One in seven primaries will not stage a nativity play and half of all schools will host non-religious celebrations. The findings will add to growing fears over the erosion of traditional Christian attitudes towards Christmas. The Sun newspaper has launched a campaign to save Christmas from the hands of the so-called “PC brigade”, a view supported by members of the Association of Christian Teachers.

Chris Alloway, a London ACT representative, said: “Increasingly we are celebrating all other world religions, making sure we are not offending anyone, but then not acknowledging our own - even at Christmas. Christmas in our schools is just being eroded away.”

But headteachers insisted this week that schools had to cater for all faiths. Ros Taylor, head of Nottingham’s Middleton primary, which has 440 children from 26 different nationalities, said: “We don’t have a carol service and have not had one for a very long time. This is a very mixed community and we must have a curriculum which reflects that.”

But despite this decline, out of almost 800 teachers, two-thirds (62 per cent) told MORI that they believe in God. This is slightly higher than in the nation as a whole as 60 per cent of the public described themselves as believers in a similar poll carried out for the BBC in 2003.

According to today’s poll, faith is stronger among primary teachers - 70 per cent said that they believed in God. In secondaries just over half (54 per cent) described themselves as believers. A gender split also emerges in today’s poll - 65 per cent of women teachers said that they believe in God compared to 55 per cent of men, figures which help to explain the relative holiness of primary teachers.
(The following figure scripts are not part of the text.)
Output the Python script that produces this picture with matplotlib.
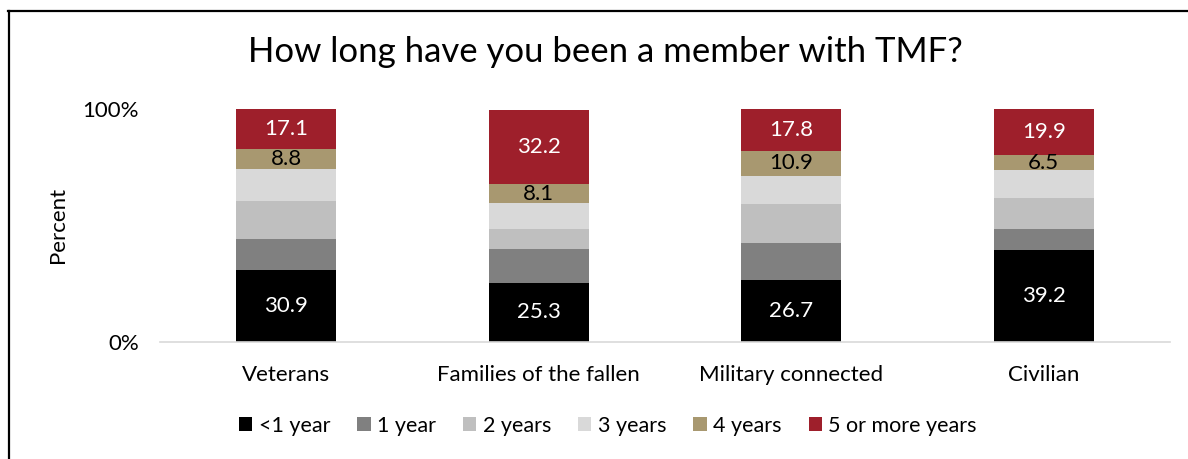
import matplotlib
matplotlib.use("Agg")
import matplotlib.pyplot as plt
from matplotlib.lines import Line2D
from matplotlib.patches import Patch
import numpy as np

categories = ["Veterans", "Families of the fallen", "Military connected", "Civilian"]
series_names = ["<1 year", "1 year", "2 years", "3 years", "4 years", "5 or more years"]
lt1 = [30.9, 25.3, 26.7, 39.2]
y1 = [13.3, 14.6, 15.9, 9.4]
y2 = [16.5, 8.5, 16.7, 13.3]
y3 = [13.5, 11.2, 12.0, 11.8]
y4 = [8.8, 8.1, 10.9, 6.5]
y5 = [17.1, 32.2, 17.8, 19.9]
labeled = {0: True, 4: True, 5: True}

colors = ["#000000", "#808080", "#bfbfbf", "#d9d9d9", "#a89870", "#9e1f2b"]
text_colors = ["white", None, None, None, "black", "white"]

plt.rcParams['font.family'] = ['Lato', 'DejaVu Sans']

W, H = 1188, 459
fig = plt.figure(figsize=(W/100, H/100), dpi=100)
ax = fig.add_axes([160/W, 1-341.5/H, 1010/W, (341.5-109.3)/H])

data = [lt1, y1, y2, y3, y4, y5]
x = np.arange(len(categories))
bottom = np.zeros(len(categories))
for i, vals in enumerate(data):
    vals = np.array(vals)
    ax.bar(x, vals, bottom=bottom, width=0.396, color=colors[i], label=series_names[i], zorder=2)
    if i in labeled:
        for xi, v, b in zip(x, vals, bottom):
            ax.text(xi, b + v/2, f"{v:.1f}", ha="center", va="center",
                    color=text_colors[i], fontsize=16)
    bottom += vals

ax.set_xlim(-0.5, 3.5)
ax.set_ylim(0, 100)
ax.set_yticks([0, 100])
ax.set_yticklabels(["0%", "100%"], fontsize=16)
ax.set_xticks(x)
ax.set_xticklabels(categories, fontsize=16)
ax.tick_params(axis="x", length=0, pad=17)
ax.tick_params(axis="y", length=0, pad=15)
for s in ["left", "right", "top"]:
    ax.spines[s].set_visible(False)
ax.spines["bottom"].set_color("#d9d9d9")
ax.spines["bottom"].set_linewidth(1.2)
ax.set_ylabel("Percent", fontsize=16)
ax.yaxis.set_label_coords((68 - 160)/1010, 0.5)

fig.text(605/W, 1-52/H, "How long have you been a member with TMF?", ha="center", va="center",
         fontsize=25)

handles = [Patch(facecolor=c, edgecolor="none") for c in colors]
fig.legend(handles, series_names, loc="center", bbox_to_anchor=(608/W, 1-426/H), ncol=6,
           frameon=False, fontsize=15.5, handlelength=0.62, handleheight=0.62,
           handletextpad=0.3, columnspacing=1.25)

fig.add_artist(Line2D([8/W, 1], [1-10.7/H, 1-10.7/H], transform=fig.transFigure,
                      color="black", linewidth=1.6))
fig.add_artist(Line2D([8.5/W, 8.5/W], [0, 1-10.7/H], transform=fig.transFigure,
                      color="black", linewidth=1.6))

fig.savefig("out.png", dpi=100)
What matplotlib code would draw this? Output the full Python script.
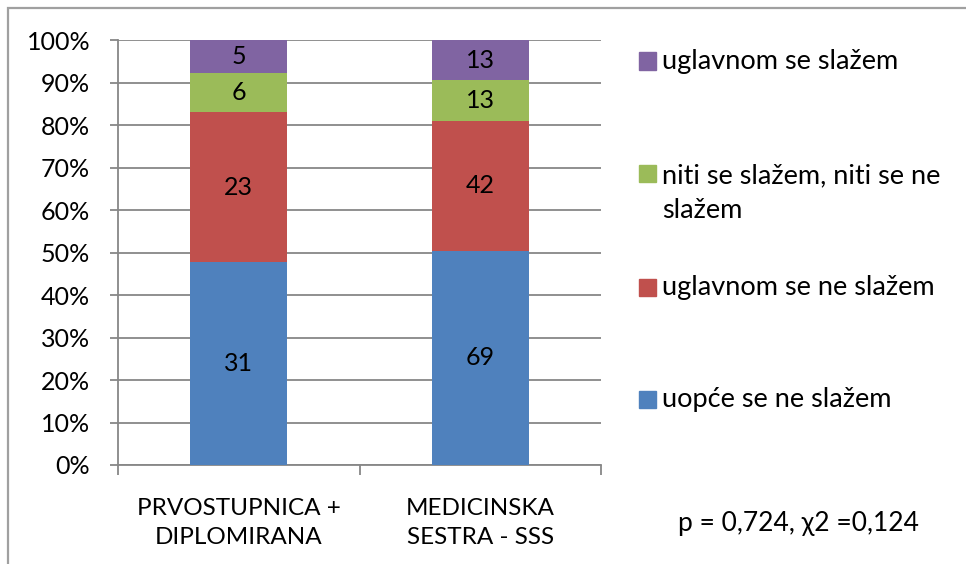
import matplotlib.pyplot as plt
from matplotlib.patches import Rectangle
import numpy as np

plt.rcParams['font.family'] = ['Lato', 'DejaVu Sans']

groups = ['PRVOSTUPNICA +\nDIPLOMIRANA', 'MEDICINSKA\nSESTRA - SSS']
series = ['uopće se ne slažem', 'uglavnom se ne slažem',
          'niti se slažem, niti se ne\nslažem', 'uglavnom se slažem']
counts = np.array([[31, 69],
                   [23, 42],
                   [6, 13],
                   [5, 13]])
colors = ['#4F81BD', '#C0504D', '#9BBB59', '#8064A2']
stat_text = 'p = 0,724, χ2 =0,124'

W, H = 966, 564
fig = plt.figure(figsize=(W / 100, H / 100), dpi=100)
ax = fig.add_axes([118 / W, 1 - 465 / H, 483 / W, 425 / H])

grid_c = '#878787'
x = np.arange(len(groups))
pct = counts / counts.sum(axis=0) * 100
bottom = np.zeros(len(groups))
for i in range(len(series)):
    ax.bar(x, pct[i], 0.4, bottom=bottom, color=colors[i], zorder=3)
    for j in range(len(groups)):
        ax.text(x[j], bottom[j] + pct[i][j] / 2, str(counts[i][j]),
                ha='center', va='center', fontsize=18, zorder=4)
    bottom += pct[i]

ax.set_xlim(-0.5, 1.5)
ax.set_ylim(0, 100)
ax.set_yticks(np.arange(0, 101, 10))
ax.set_yticklabels([f'{v}%' for v in range(0, 101, 10)])
ax.yaxis.grid(True, color=grid_c, linewidth=1.3, zorder=0)
ax.set_xticks([-0.5, 0.5, 1.5])
ax.set_xticklabels([])
ax.set_xticks(x, minor=True)
ax.set_xticklabels(groups, minor=True, linespacing=1.45)
ax.tick_params(axis='x', which='minor', length=0, pad=24, labelsize=17.5)
ax.tick_params(axis='x', which='major', length=7, width=1.3, color=grid_c)
ax.tick_params(axis='y', length=6, width=1.3, color=grid_c, pad=14, labelsize=18)
for s in ['top', 'right']:
    ax.spines[s].set_visible(False)
for s in ['left', 'bottom']:
    ax.spines[s].set_color(grid_c)
    ax.spines[s].set_linewidth(1.3)

# legend, top entry first: (square centre, text centre)
leg_y = [(61, 61), (173, 193), (287, 287), (399, 399)]
for k, i in enumerate(range(len(series) - 1, -1, -1)):
    ys, yt = leg_y[k]
    fig.patches.append(Rectangle((639 / W, 1 - (ys + 8.5) / H), 17 / W, 17 / H,
                                 transform=fig.transFigure, color=colors[i]))
    fig.text(662 / W, 1 - yt / H, series[i], ha='left', va='center',
             fontsize=19.5, linespacing=1.45)

fig.text(799 / W, 1 - 523 / H, stat_text, ha='center', va='center', fontsize=19)

# chart frame
fig.patches.append(Rectangle((8 / W, -0.1), 1.2, 1 - 8 / H + 0.1, transform=fig.transFigure,
                             fill=False, edgecolor='#a0a0a0', linewidth=1.6))

fig.savefig('out.png', dpi=100)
Caroline Williams, a Year 2 teacher at All Saints CofE primary in south-east London, said: “My faith is central to everything I do. There was a punch-up in the school playground and I told the children this is not what Jesus would have done.”

But teachers are more sceptical about the afterlife. Only 45 per cent believe in life after death and 18 per cent believe in reincarnation. Half those surveyed said heaven exists and 28 per cent said there was a hell.

More secondary teachers thought of hell as a real place.

When asked if their school would be holding a carol service this year, 74 per cent said yes and 23 per cent said no. Traditional Christmas nativity plays would be staged in 83 per cent of primaries, according to the survey, but in only 6 per cent of secondaries.

Reflecting a shift to a more inclusive approach to worship and religious education, 50 per cent of teachers said their schools would also be hosting a non-religious or secular celebration and 28 per cent said some form of multi-faith celebration was being staged.

The findings come just weeks after the launch of government RE guidelines recommending that secular views and minority world faiths are taught alongside mainstream religions.